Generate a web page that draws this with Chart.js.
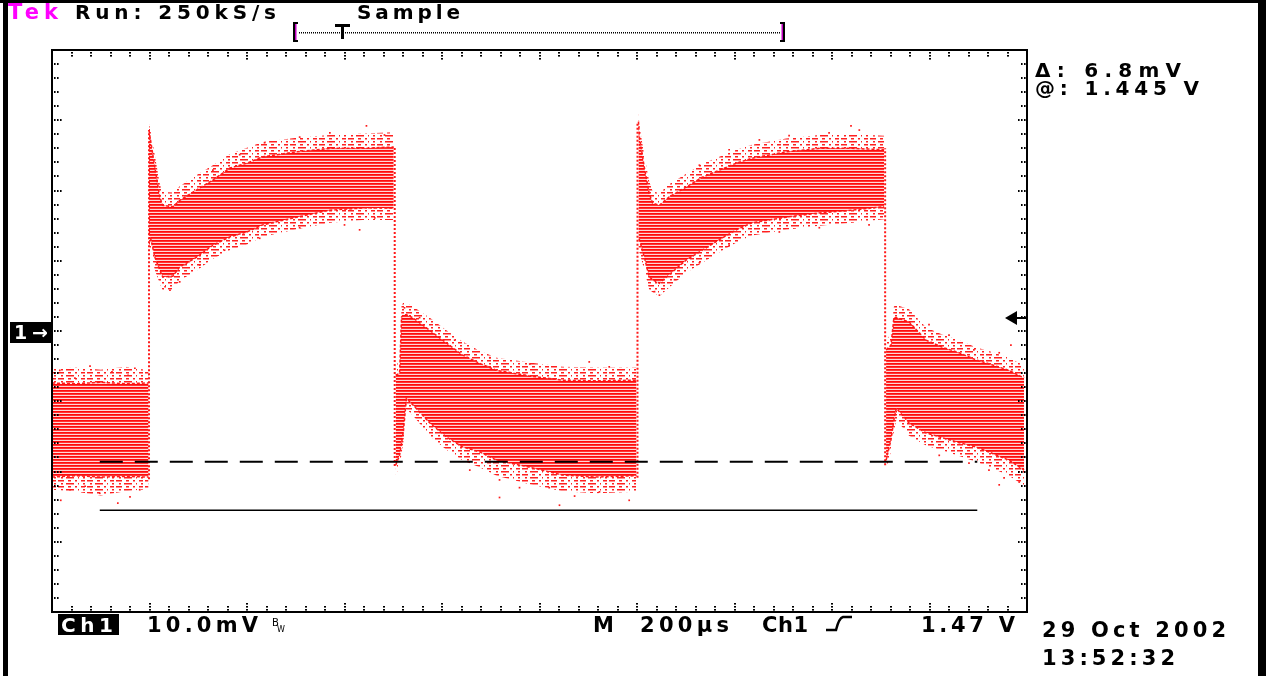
<!DOCTYPE html>
<html>
<head>
<meta charset="utf-8">
<script src="https://cdn.jsdelivr.net/npm/chart.js@4.4.1/dist/chart.umd.min.js"></script>
<style>
html,body{margin:0;padding:0;background:#fff;}
#wrap{position:relative;width:1266px;height:676px;overflow:hidden;}
canvas{display:block;}
</style>
</head>
<body>
<div id="wrap"><canvas id="c" width="1266" height="676"></canvas></div>
<script>
// ---- Data (time in µs, Ch1 in mV relative to screen centre; 10 mV/div, 200 µs/div) ----
const timesA = [0, 50, 100, 150, 198];
const upperA = [-7.4, -7.5, -7.3, -7.5, -7.4];
const lowerA = [-20.8, -20.6, -20.8, -20.7, -20.8];
const fringeUpA = [-5.4, -5.2, -5.5, -5.1, -5.6];
const fringeLoA = [-22.6, -22.9, -23.4, -22.8, -22.5];

const timesB = [199, 203, 211, 221, 227, 248, 262, 297, 330, 365, 400, 432, 502, 570, 637, 701];
const upperB = [28.6, 26.8, 23.3, 19.1, 17.9, 17.7, 18.6, 20.1, 21.5, 23.2, 23.9, 24.8, 25.5, 26.0, 26.0, 26.2];
const lowerB = [14.0, 13.0, 10.5, 8.7, 7.7, 7.8, 9.1, 10.5, 12.2, 13.4, 14.1, 15.1, 16.2, 17.2, 17.5, 17.5];
const fringeUpB = [29.5, 28.2, 25.0, 21.0, 19.8, 19.7, 20.6, 22.2, 23.6, 25.2, 26.1, 26.9, 27.5, 27.9, 28.1, 28.3];
const fringeLoB = [12.3, 11.2, 8.7, 6.8, 5.8, 5.9, 7.2, 8.6, 10.3, 11.5, 12.3, 13.4, 14.5, 15.4, 15.8, 15.8];

const timesC = [705, 713, 717, 721, 727, 740, 775, 809, 842, 877, 912, 980, 1047, 1117, 1199];
const upperC = [-6.3, -6.0, 2.0, 2.3, 2.3, 1.9, 0.1, -1.7, -3.4, -4.6, -5.6, -6.4, -7.0, -7.1, -7.0];
const lowerC = [-19.1, -17.7, -16.0, -14.2, -9.6, -10.5, -13.1, -15.1, -16.5, -17.2, -18.4, -19.4, -20.5, -20.8, -20.6];
const fringeUpC = [-4.8, -4.4, 3.6, 4.1, 4.0, 3.5, 1.9, 0.1, -1.5, -2.8, -3.8, -4.5, -5.1, -5.2, -5.2];
const fringeLoC = [-20.5, -19.2, -17.5, -15.7, -11.1, -12.0, -14.9, -16.9, -18.4, -19.4, -20.6, -21.8, -22.8, -23.1, -22.9];

const timesD = [1203, 1205, 1215, 1225, 1232, 1246, 1266, 1301, 1334, 1369, 1404, 1436, 1506, 1574, 1641, 1707];
const upperD = [29.8, 27.6, 23.3, 19.6, 18.2, 17.9, 19.1, 20.5, 21.9, 22.9, 23.9, 24.6, 25.5, 26.0, 26.0, 25.8];
const lowerD = [13.0, 13.0, 10.5, 7.7, 7.3, 6.8, 8.0, 10.1, 11.5, 13.0, 14.4, 15.4, 16.2, 16.8, 17.2, 17.7];
const fringeUpD = [31.2, 29.2, 25.0, 21.3, 19.9, 19.6, 20.9, 22.4, 23.8, 24.8, 25.8, 26.5, 27.4, 27.9, 28.0, 27.8];
const fringeLoD = [11.3, 11.2, 8.7, 5.9, 5.5, 5.0, 6.2, 8.3, 9.7, 11.2, 12.6, 13.6, 14.4, 15.0, 15.4, 15.9];

const timesE = [1711, 1721, 1727, 1732, 1758, 1793, 1826, 1861, 1895, 1928, 1963, 1994];
const upperE = [-2.7, -2.0, 1.9, 1.9, 1.3, -1.3, -2.3, -3.1, -4.1, -4.8, -5.6, -6.7];
const lowerE = [-18.4, -15.5, -12.7, -11.0, -13.1, -14.5, -15.2, -15.9, -16.5, -17.4, -18.4, -19.8];
const fringeUpE = [-1.2, -0.5, 3.5, 3.7, 3.1, 0.5, -0.5, -1.3, -2.3, -3.0, -3.8, -4.9];
const fringeLoE = [-19.8, -17.1, -14.3, -12.6, -14.9, -16.3, -17.0, -17.8, -18.6, -19.5, -20.6, -22.0];

// switching edges (dotted vertical traces)
const edgeTimes  = [199, 703, 1201, 1709];
const edgeTop    = [28.6, 26.2, 29.8, 26.0];
const edgeBottom = [-21.1, -19.2, -20.9, -19.1];

// isolated noise samples outside the dense band
const noiseT = [16, 78, 123, 170, 47, 156, 37, 98, 135, 160, 68, 180, 18,
  330, 385, 436, 508, 570, 645, 682, 221, 232, 242, 262, 303, 354, 426, 508, 600, 662, 631,
  723, 754, 826, 898, 980, 1102, 1143, 857, 918, 959, 1020, 1072, 1123, 1184, 1041, 918,
  1328, 1389, 1451, 1512, 1594, 1656, 1639, 1236, 1246, 1277, 1328, 1389, 1492, 1574, 1676,
  1799, 1840, 1891, 1943, 1967, 1820, 1881, 1922, 1953, 1984, 1943];
const noiseV = [-5.6, -5.0, -5.8, -5.3, -6.7, -6.3, -22.6, -23.1, -24.5, -23.6, -22.1, -22.6, -24.1,
  22.9, 25.1, 26.8, 27.6, 28.2, 29.2, 27.9, 20.5, 6.3, 5.8, 7.0, 9.4, 11.5, 13.2, 14.7, 15.1, 16.1, 14.4,
  3.3, 1.9, -1.3, -3.8, -4.7, -4.4, -5.1, -19.8, -21.2, -22.3, -22.3, -23.5, -22.9, -24.1, -24.8, -23.7,
  23.6, 25.8, 27.2, 27.8, 28.2, 28.6, 29.2, 5.6, 5.1, 7.3, 9.7, 12.2, 14.1, 14.7, 15.1,
  0.9, -0.6, -2.7, -3.1, -2.0, -17.7, -18.8, -19.8, -20.9, -21.5, -21.9];

// cursor / reference lines
const refStartT = 98, refEndT = 1898;
const dashedRefV = -18.6;
const solidRefV = -25.5;
const triggerLevelV = 1.85;
const groundMarkerV = 0;

// axis ranges (10 divisions x 200 µs, 8 divisions x 10 mV)
const timeMin = 0, timeMax = 2000, timeStep = 40, timeMajor = 200;
const voltMin = -40, voltMax = 40, voltStep = 2, voltMajor = 10;

// readout texts
const topTexts = ['Tek', 'Run: 250kS/s', 'Sample'];
const cursorTexts = ['\u0394: 6.8mV', '@: 1.445 V'];
const bottomTexts = ['Ch1', '10.0mV', 'M', '200\u00b5s', 'Ch1', '1.47 V'];
const dateTexts = ['29 Oct 2002', '13:52:32'];

// ---- build ----
const RED = '#ff1a1a';
const canvas = document.getElementById('c');
const ctx0 = canvas.getContext('2d');

// dense band: horizontal raster stripes
const stripe = document.createElement('canvas');
stripe.width = 8; stripe.height = 3;
const sc = stripe.getContext('2d');
sc.fillStyle = '#ffd6d6'; sc.fillRect(0, 0, 8, 3);
sc.fillStyle = '#ff0c0c'; sc.fillRect(0, 0, 8, 1);
sc.fillStyle = '#ff3434'; sc.fillRect(0, 1, 8, 1);
const bandFill = ctx0.createPattern(stripe, 'repeat');

// sparse fringe: broken raster stripes
const sparse = document.createElement('canvas');
sparse.width = 29; sparse.height = 6;
const sp = sparse.getContext('2d');
sp.fillStyle = '#ff2020';
[[0, 0, 6], [10, 0, 3], [17, 0, 2], [23, 0, 4], [3, 3, 2], [8, 3, 8], [20, 3, 1], [25, 3, 2]]
  .forEach(([x, y, w]) => sp.fillRect(x, y, w, 1.5));
const fringeFill = ctx0.createPattern(sparse, 'repeat');

const pts = (ts, vs) => ts.map((t, i) => ({x: t, y: vs[i]}));
const datasets = [];
[[timesA, upperA, lowerA, fringeUpA, fringeLoA], [timesB, upperB, lowerB, fringeUpB, fringeLoB],
 [timesC, upperC, lowerC, fringeUpC, fringeLoC], [timesD, upperD, lowerD, fringeUpD, fringeLoD],
 [timesE, upperE, lowerE, fringeUpE, fringeLoE]].forEach(([t, u, l, fu, fl]) => {
  const iu = datasets.length;
  datasets.push({data: pts(t, u), borderColor: 'rgba(255,20,20,0.95)', borderWidth: 1.5,
    borderDash: [3, 2], pointRadius: 0, fill: false, order: 5});
  datasets.push({data: pts(t, l), borderColor: 'rgba(255,20,20,0.95)', borderWidth: 1.5,
    borderDash: [3, 2], pointRadius: 0, fill: '-1', backgroundColor: bandFill, order: 5});
  datasets.push({data: pts(t, fu), borderWidth: 0, borderColor: 'rgba(0,0,0,0)', pointRadius: 0,
    fill: iu, backgroundColor: fringeFill, order: 6});
  datasets.push({data: pts(t, fl), borderWidth: 0, borderColor: 'rgba(0,0,0,0)', pointRadius: 0,
    fill: iu + 1, backgroundColor: fringeFill, order: 6});
});
edgeTimes.forEach((t, i) => {
  datasets.push({data: [{x: t, y: edgeBottom[i]}, {x: t, y: edgeTop[i]}], borderColor: RED,
    borderWidth: 2, borderDash: [2, 2], pointRadius: 0, fill: false, order: 4});
});
datasets.push({data: pts(noiseT, noiseV), showLine: false, pointStyle: 'rect', pointRadius: 1.2,
  pointBackgroundColor: RED, pointBorderWidth: 0, order: 3});
datasets.push({data: [{x: refStartT, y: dashedRefV}, {x: refEndT, y: dashedRefV}], borderColor: '#000',
  borderWidth: 2, borderDash: [23, 12], pointRadius: 0, fill: false, order: 0});
datasets.push({data: [{x: refStartT, y: solidRefV}, {x: refEndT, y: solidRefV}], borderColor: '#000',
  borderWidth: 1.5, pointRadius: 0, fill: false, order: 0});

function fitText(ctx, s, x0, x1, base, size, color, weight) {
  ctx.font = (weight || 'bold') + ' ' + size + 'px "DejaVu Sans"';
  ctx.letterSpacing = '0px';
  const w = ctx.measureText(s).width;
  const n = [...s].length;
  const ls = n > 1 ? (x1 - x0 - w) / (n - 1) : 0;
  ctx.letterSpacing = ls.toFixed(2) + 'px';
  ctx.fillStyle = color;
  ctx.textBaseline = 'alphabetic';
  ctx.textAlign = 'left';
  ctx.fillText(s, x0, base);
  ctx.letterSpacing = '0px';
}

const scopePlugin = {
  id: 'scope',
  afterDraw(chart) {
    const ctx = chart.ctx, a = chart.chartArea, xs = chart.scales.x, ys = chart.scales.y;
    ctx.save();
    // graticule edge ticks
    ctx.fillStyle = '#000';
    for (let t = timeMin; t <= timeMax; t += timeStep) {
      const px = Math.round(xs.getPixelForValue(t));
      const n = (t % timeMajor === 0) ? 3 : 2;
      for (let k = 1; k <= n; k++) {
        ctx.fillRect(px - 1, a.top + k * 3 - 1, 2, 1.6);
        ctx.fillRect(px - 1, a.bottom - k * 3, 2, 1.6);
      }
    }
    for (let v = voltMin; v <= voltMax; v += voltStep) {
      const py = Math.round(ys.getPixelForValue(v));
      const n = (Math.abs(v) % voltMajor === 0) ? 3 : 2;
      for (let k = 1; k <= n; k++) {
        ctx.fillRect(a.left + k * 3 - 1, py - 1, 1.6, 2);
        ctx.fillRect(a.right - k * 3, py - 1, 1.6, 2);
      }
    }
    // frame
    ctx.strokeStyle = '#000'; ctx.lineWidth = 2;
    ctx.strokeRect(a.left, a.top, a.right - a.left, a.bottom - a.top);

    // screen border bars
    ctx.fillStyle = '#000';
    ctx.fillRect(0, 0, 1266, 3);
    ctx.fillRect(3, 0, 5, 676);
    ctx.fillRect(1258, 0, 8, 676);

    // channel ground marker "1→"
    const gy = ys.getPixelForValue(groundMarkerV);
    ctx.fillStyle = '#000';
    ctx.fillRect(10, gy - 9, 41, 21);
    fitText(ctx, '1\u2192', 14, 48, gy + 8, 19, '#fff', 'bold');

    // trigger level arrow (right edge)
    const ty = ys.getPixelForValue(triggerLevelV);
    ctx.fillStyle = '#000';
    ctx.beginPath();
    ctx.moveTo(1005, ty); ctx.lineTo(1017, ty - 7); ctx.lineTo(1017, ty + 7); ctx.closePath();
    ctx.fill();
    ctx.fillRect(1016, ty - 1, 10, 2);

    // top readout
    fitText(ctx, topTexts[0], 8, 58, 19, 21, '#ff00ff');
    fitText(ctx, topTexts[1], 75, 276, 19, 20, '#000');
    fitText(ctx, topTexts[2], 357, 460, 19, 20, '#000');

    // record-position bracket
    ctx.fillStyle = '#000';
    ctx.fillRect(293, 22, 2, 20); ctx.fillRect(293, 22, 5, 2); ctx.fillRect(293, 40, 5, 2);
    ctx.fillStyle = '#c000c0'; ctx.fillRect(295, 24, 1.5, 16);
    ctx.fillStyle = '#000';
    ctx.fillRect(783, 22, 2, 20); ctx.fillRect(780, 22, 5, 2); ctx.fillRect(780, 40, 5, 2);
    ctx.fillStyle = '#c000c0'; ctx.fillRect(781.5, 24, 1.5, 16);
    ctx.fillStyle = '#000';
    for (let xx = 299; xx < 780; xx += 2) ctx.fillRect(xx, 32, 1, 1.5);
    ctx.fillRect(335, 24, 15, 3); ctx.fillRect(341, 24, 3, 15);

    // cursor readout
    fitText(ctx, cursorTexts[0], 1035, 1181, 77, 20, '#000');
    fitText(ctx, cursorTexts[1], 1035, 1199, 95, 20, '#000');

    // bottom readout
    ctx.fillStyle = '#000';
    ctx.fillRect(58, 614, 61, 21);
    fitText(ctx, bottomTexts[0], 61, 113, 632, 20, '#fff');
    fitText(ctx, bottomTexts[1], 147, 258, 632, 21, '#000');
    fitText(ctx, 'B', 272, 279, 626, 10, '#000', 'normal');
    fitText(ctx, 'W', 277, 285, 632, 8, '#000', 'normal');
    fitText(ctx, bottomTexts[2], 593, 613, 632, 21, '#000');
    fitText(ctx, bottomTexts[3], 640, 729, 632, 21, '#000');
    fitText(ctx, bottomTexts[4], 762, 808, 632, 21, '#000');
    ctx.strokeStyle = '#000'; ctx.lineWidth = 2.5;
    ctx.beginPath();
    ctx.moveTo(826, 630); ctx.lineTo(836, 630);
    ctx.quadraticCurveTo(839, 618, 843, 617); ctx.lineTo(852, 617);
    ctx.stroke();
    fitText(ctx, bottomTexts[5], 921, 1015, 632, 21, '#000');
    fitText(ctx, dateTexts[0], 1042, 1226, 637, 21, '#000');
    fitText(ctx, dateTexts[1], 1042, 1175, 665, 21, '#000');
    ctx.restore();
  }
};

new Chart(canvas, {
  type: 'line',
  data: {datasets},
  options: {
    responsive: false,
    animation: false,
    devicePixelRatio: 1,
    layout: {padding: {left: 52, top: 50, right: 239, bottom: 64}},
    plugins: {legend: {display: false}, tooltip: {enabled: false}, title: {display: false}},
    elements: {line: {tension: 0}},
    scales: {
      x: {type: 'linear', min: timeMin, max: timeMax, display: false},
      y: {type: 'linear', min: voltMin, max: voltMax, display: false}
    }
  },
  plugins: [scopePlugin]
});
</script>
</body>
</html>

———

▸ Problem:
Set down again, exactly, the lines of the material above from its first line to the one with "15.4, 15.8, 15.8];", inclusive. Leave the pictures out.

▸ Answer to this exercise:
Generate a web page that draws this with Chart.js.
<!DOCTYPE html>
<html>
<head>
<meta charset="utf-8">
<script src="https://cdn.jsdelivr.net/npm/chart.js@4.4.1/dist/chart.umd.min.js"></script>
<style>
html,body{margin:0;padding:0;background:#fff;}
#wrap{position:relative;width:1266px;height:676px;overflow:hidden;}
canvas{display:block;}
</style>
</head>
<body>
<div id="wrap"><canvas id="c" width="1266" height="676"></canvas></div>
<script>
// ---- Data (time in µs, Ch1 in mV relative to screen centre; 10 mV/div, 200 µs/div) ----
const timesA = [0, 50, 100, 150, 198];
const upperA = [-7.4, -7.5, -7.3, -7.5, -7.4];
const lowerA = [-20.8, -20.6, -20.8, -20.7, -20.8];
const fringeUpA = [-5.4, -5.2, -5.5, -5.1, -5.6];
const fringeLoA = [-22.6, -22.9, -23.4, -22.8, -22.5];

const timesB = [199, 203, 211, 221, 227, 248, 262, 297, 330, 365, 400, 432, 502, 570, 637, 701];
const upperB = [28.6, 26.8, 23.3, 19.1, 17.9, 17.7, 18.6, 20.1, 21.5, 23.2, 23.9, 24.8, 25.5, 26.0, 26.0, 26.2];
const lowerB = [14.0, 13.0, 10.5, 8.7, 7.7, 7.8, 9.1, 10.5, 12.2, 13.4, 14.1, 15.1, 16.2, 17.2, 17.5, 17.5];
const fringeUpB = [29.5, 28.2, 25.0, 21.0, 19.8, 19.7, 20.6, 22.2, 23.6, 25.2, 26.1, 26.9, 27.5, 27.9, 28.1, 28.3];
const fringeLoB = [12.3, 11.2, 8.7, 6.8, 5.8, 5.9, 7.2, 8.6, 10.3, 11.5, 12.3, 13.4, 14.5, 15.4, 15.8, 15.8];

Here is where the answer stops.